Schäuble pochte auf Verlässlichkeit bei der Einhaltung getroffener Vereinbarungen, auch wenn er bei einer Pressekonferenz von einem "breiten gemeinsamen Grundverständnis" sprach. Einen Schuldenschnitt lehnte er erneut ab. Varoufakis sagte zu, Deutschland könne von Griechenland ein "Höchstmaß an Vernunft" erwarten, und forderte Überbrückungshilfen.
Berlin besteht auf Einhaltung der Vereinbarungen
Habe man die besondere Konstruktion der Währungsunion im Blick, "dann ist entscheidend, dass Vereinbarungen, die wir treffen, auch eingehalten werden", sagte Schäuble. "Verlässlichkeit ist die Voraussetzung für Vertrauen," betonte er. "Ich muss ein wenig darauf achten, dass Absprachen, die wir getroffen haben, auch eingehalten werden."
Griechenland befinde sich noch in einem laufenden Programm. "Wenn dieses Programm geändert werden soll, braucht es dazu eine Vereinbarung", betonte er. "Wir waren uns, wenn ich das richtig verstanden habe, einig, dass das Thema Schuldenschnitt nicht von aktueller Bedeutung ist", sagte er zudem.
Schäuble zeigt offen seine Skepsis
Über die nun weiter zu treffenden Maßnahmen stimme man aber nicht überein, und er habe seine "Skepsis nicht verhehlen können, dass manche der angekündigten Maßnahmen nach unserer Überzeugung nicht unbedingt in die richtige Richtung gehen", sagte Schäuble. "We agree to disagree", fasste er den Diskussionsstand zusammen - "wir stimmen überein, dass wir uns uneinig sind".
Griechenland habe "den schwierigsten Weg" zu gehen, die Gründe dafür lägen aber in dem Land selbst "und nicht in Europa und schon gar nicht in Deutschland". Ausdrücklich beharrte Schäuble darauf, Griechenland müsse weiter mit der Troika der Geldgeber verhandeln. Dies nannte er "unstreitig". Athen lehnt die Troika aber kategorisch ab.
Griechenland fordert Überbrückung bis Ende Mai
Varoufakis erklärte, das derzeitige Hilfsprogramm laufe bis zum 28. Februar.
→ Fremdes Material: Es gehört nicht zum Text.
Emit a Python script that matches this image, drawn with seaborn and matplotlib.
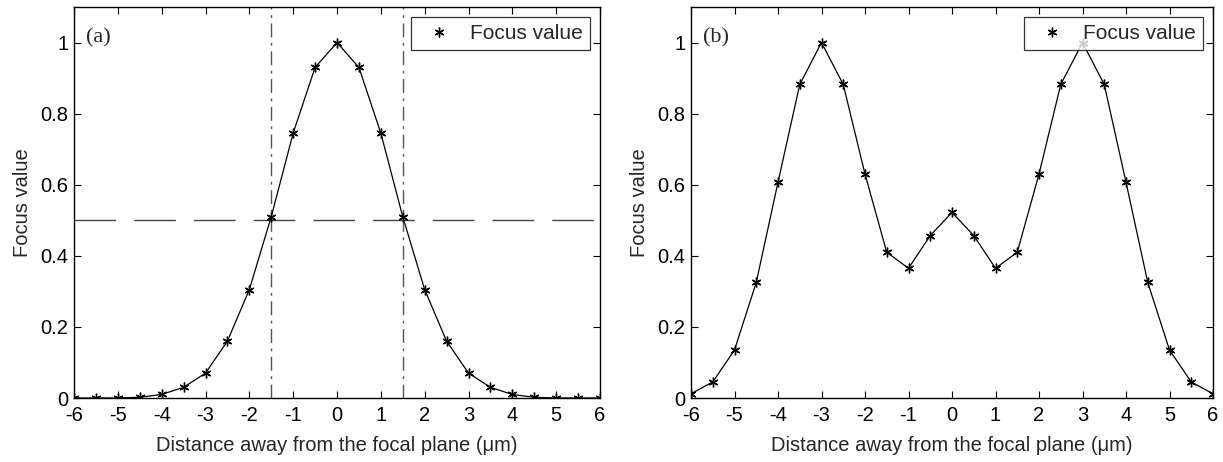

Athen wolle aber ein Überbrückungsprogramm bis Ende Mai, "damit wir ein bisschen Luft haben". In kurzer Zeit solle es dann eine Vereinbarung mit EU und IWF geben.
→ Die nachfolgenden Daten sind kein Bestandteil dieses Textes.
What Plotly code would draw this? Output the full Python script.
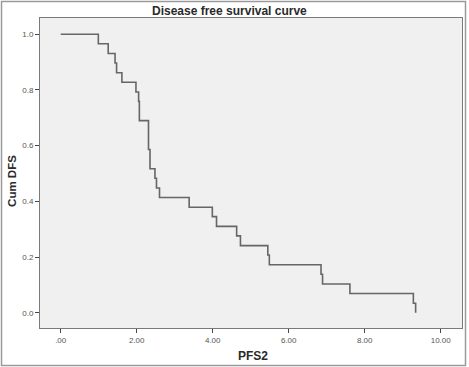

Deutschland habe in der griechischen Regierung "einen potentiellen Partner, wenn es darum geht, Lösungen für Europa zu finden", betonte er. "Sie können von meiner Regierung ein Höchstmaß an Vernunft erwarten." Griechenland befinde sich aber in einer grausamen Deflations- und Schuldenspirale, tue aber alles, um einen Zahlungsausfall zu verhindern.
Das bisher vereinbarte Reformprogramm funktioniere nicht, meinte der griechische Finanzminister. "Wir fechten die Logik des Programms an", sagte er und sprach von einer Umschuldung. Der größte Kredit aller Zeiten sei an einen bankrotten Staat gegeben worden. Das Programm enthalte zu 60 bis 70 Prozent richtige Maßnahmen, in ihm fehlten aber noch "signifikante Reformen". Unter anderem erneuerte Varoufakis die Absicht der Regierung in Athen, die Korruption einzudämmen.
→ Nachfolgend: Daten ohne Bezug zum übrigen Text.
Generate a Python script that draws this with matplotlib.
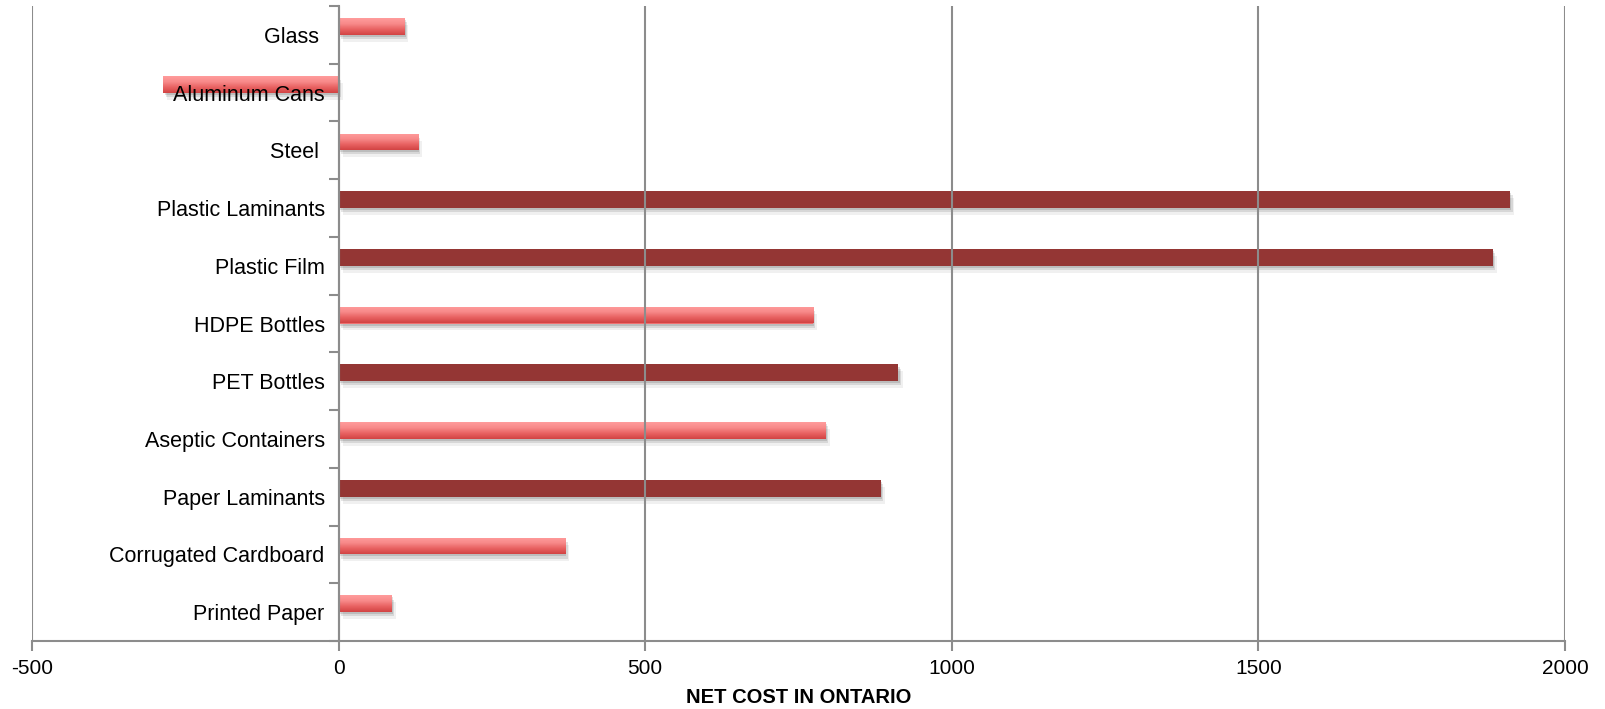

Opposition und Ökonomen sparen nicht mit Kritik
Die deutsche Opposition übte allerdings ebenso Kritik wie prominente Wirtschaftswissenschaftler - allerdings mit unterschiedlichen Zielrichtungen.
"Die Bundesregierung muss endlich von ihrer ideologischen, verbohrten Europapolitik abrücken und sich auf konstruktive Verhandlungen und Lösungen in Europa einlassen", forderte der Grünen-Haushaltssprecher Sven-Christian Kindler. Angesichts hoher Arbeitslosigkeit, immer weiter steigender Schuldenquoten, wirtschaftlicher Instabilität und Deflationsgefahren sei klar, dass die Austeritätspolitik in Europa gescheitert sei. "Wir brauchen eine sozial-ökologische Investitionsoffensive", verlangte Kindler.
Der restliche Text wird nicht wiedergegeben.